WebCLEF 2007 IQ
Table of contents
Intro
The WebCLEF 2007 IQ task (here IQ stands for Informational Queries) combines insights gained from previous editions of WebCLEF and the WiQA 2006 pilot, and goes beyond the navigational queries considered at WebCLEF 2005 and 2006. At WebCLEF 2007 we consider so-called undirected informational search goals in a web setting: "I want to learn anything/everything about my topic. A query for topic X might be interpreted as "Tell me about X".
Brief history
The two tasks, what was good, what was bad and why we want to merge them.
WebCLEF 2005-2006
WebCLEF 2005 was organized with the purpose to facilitate the evaluation of multilingual retrieval systems. It used the EuroGOV collection: web documents crawled from European governmental sites in the domains at, be, cy, cz, de, dk, ee, es, eu.int, fi, fr, gr, hu, ie, int, it, lt, lu, lv, mt, nl, pl, pt, ru, se, si, sk and uk. The test set consisted on 575 monolingual and bilingual known-item topics (Home page finding and Named page finding).
Details:
- WebCLEF 2005 overview paper
The WebCLEF 2006 task used the same collection. Beside the topics from 2005, the test set contained 125 new manually created topics and 1,620 known-item topics generated automatically using different techniques. The main findings in 2006 were that that current CLIR systems are very effective, retrieving on average the target page in the top ranks. Manually constructed topics result in higher performance than and automatically generated ones. And finally, the resulting scores on automatic topics provide a reasonable ranking of the systems, showing that automatically generated topics are an attractive alternative in situations where manual topics are not readily available.

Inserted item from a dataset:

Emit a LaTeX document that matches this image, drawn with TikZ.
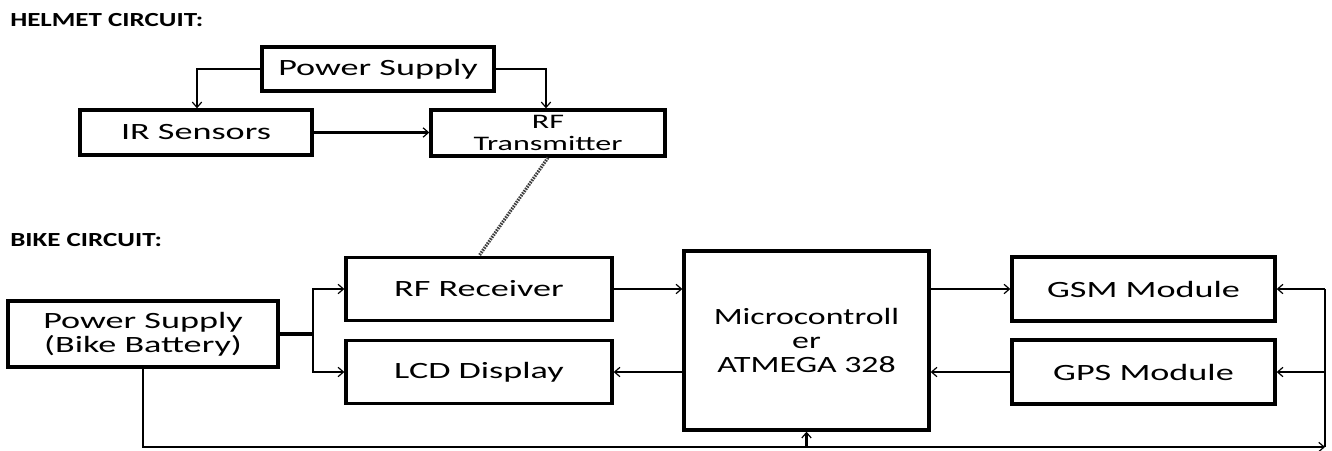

Overall, WebCLEF 2005 and 2006 left us with a large (and we believe sufficiently large) test set of known-item topics.
Details:
- WebCLEF 2006 overview paper
WiQA 2006
The WiQA 2006 pilot withing the CLEF 2006 Question Answering task was organized with the purpose of evaluating focused information access systems on a complex multilingual collection with a rich structure: Wikipedia. In the task, automatic systems were expected to find text snippets relevant, interesting and novel for a given topic (a Wikipedia article). WiQA 2006 featured three monolingual (Dutch, English and Spanish) and one bilingual (Dutch-English) task.
The main finding were ...
- Participants thought it was a challenging but interesting task
- The overall inter-annotator agreement was far from perfect. For 1428 snippets with double assessments the assessors agreed in 73% of the cases on importance and in 73% of the cases on novelty of the retrieved snippets. The kappa between the 8 assessor pairs ranged between 0.13 and 0.71.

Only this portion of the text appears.